We arrived in Portland with a relatively short list of things to do on our time off: drink good coffee, eat good food and see the great outdoors. We accomplished the first two in a matter of minutes (there’s a Stumptown coffee conveniently located in the same building as one of Portland’s tastiest restaurants, Clyde Common). For our outdoor exploring, we decided to turn to photographer Parker Fitzgerald.
After living vicariously through his photos for quite some time, we deemed him the perfect guide to the Pacific Northwest. We met Parker with his girlfriend Riley at Heart Roasters and hit the road.First stop on our afternoon adventure: Multnomah Falls. A few Google image searches prior to our arrival had us really excited for this one—it’s a tremendous waterfall with a small bridge above the rushing water. We didn’t quite believe Parker when he told us the sights would only get better from there (many local Portland residents think the Falls are a bit touristy).

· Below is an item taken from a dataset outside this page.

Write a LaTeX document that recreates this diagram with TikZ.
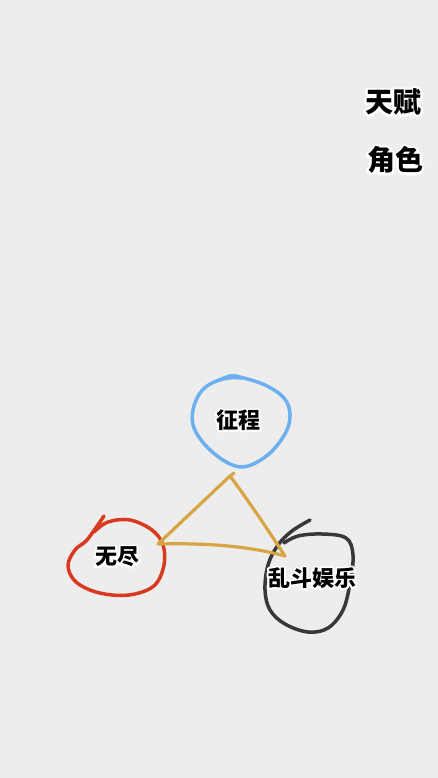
\documentclass[tikz,border=0pt]{standalone}
\usepackage{fontspec}
\newfontfamily\cjk{Noto Sans CJK SC}
\definecolor{bg}{HTML}{EDEDED}
\definecolor{ringblue}{HTML}{6DB0EE}
\definecolor{ringred}{HTML}{D93A1F}
\definecolor{ringdark}{HTML}{383838}
\definecolor{triorange}{HTML}{D8A545}
% black text with a white rim
\newcommand\halotext[2]{%
  \makebox[0pt][l]{\special{pdf:literal direct 1 Tr #1 w 1 J 1 j 1 1 1 RG}#2\special{pdf:literal direct 0 Tr 0 0 0 RG}}#2}
\begin{document}
\begin{tikzpicture}[x=1pt,y=-1pt,
    ring/.style={line width=3.5pt,line cap=round,line join=round},
    tag/.style={font=\cjk\bfseries\fontsize{22}{26}\selectfont,inner sep=0pt},
    side/.style={font=\cjk\bfseries\fontsize{28}{32}\selectfont,inner sep=0pt}]
    \fill[bg] (0,0) rectangle (438,778);

    \node[side] (tianfu) at (393,102) {\halotext{5}{天赋}};
    \node[side] (juese) at (395,160) {\halotext{5}{角色}};

    \coordinate (zc) at (238,420);
    \coordinate (wj) at (117,557);
    \coordinate (ld) at (312,578);

    % rings
    \draw[ring,ringblue,shift={(zc)}] plot[smooth,tension=0.6] coordinates {(-21,-39) (-8,-44) (2,-43) (27,-35) (46,-22) (52,-6) (48,12) (32,33) (10,46) (-8,44) (-30,28) (-44,8) (-45,-10) (-38,-27) (-26,-37) (-10,-42) (4,-42)};
    \draw[ring,ringred,shift={(wj)}] plot[smooth,tension=0.6] coordinates {(-13,-41) (-22,-28) (-31,-16) (-42,-7) (-49,8) (-43,23) (-27,33) (-5,38) (18,37) (38,28) (47,8) (46,-12) (35,-27) (13,-37) (-9,-35) (-23,-25)};
    \draw[ring,ringdark,shift={(ld)}] plot[smooth,tension=0.6] coordinates {(-2,-58) (-20,-47) (-34,-33) (-44,-13) (-47,12) (-42,32) (-27,46) (-4,54) (16,50) (31,32) (38,5) (41,-23) (34,-40) (10,-44) (-14,-42) (-28,-35)};

    % triangle
    \coordinate (tt) at (230,476);
    \coordinate (tl) at (158,544);
    \coordinate (tr) at (285,556);
    \draw[ring,triorange,line width=3.2pt] (tt) -- (tl) .. controls (200,543) and (245,545) .. (tr) .. controls (268,530) and (248,500) .. (tt) -- ++(4,-3);

    \node[tag] (zhengcheng) at (zc) {\halotext{4}{征程}};
    \node[tag] (wujin) at (wj) {\halotext{4}{无尽}};
    \node[tag] (luandou) at (ld) {\halotext{4}{乱斗娱乐}};
\end{tikzpicture}
\end{document}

We continued our journey through the Columbia River Gorge to a small river outlet, dammed by fallen trees at the top. Exploring this one is not for the feint of heart—you should either come prepared with real hiking shoes or take yours off and bare the cold water to avoid slipping. If you’re feeling especially brave, you can climb up and over the logs further into the gorge. If not, there are numerous rock ledges that are perfect for sunning on a nice afternoon and a picnic lunch.
Parker really did save one of the best spots for last (even though we were still in awe of the waterfall). He took us to what he called “the island,” a small piece of land surrounded almost entirely by the Columbia River, reachable by a short road just off of the main highway.
To put it simply, it was breathtaking. Climbing to the highest point of “the island,” we had sweeping views of the river, Gorge and Washington state on the other side.
Remarkably, all of this is just an hour drive outside of Portland. Looking to go yourself? Take the 84 highway out of Portland to reach the falls, then continue on the smaller Historic Columbia River highway to reach the river (you’ll see a big rock you can walk through right by the bridge).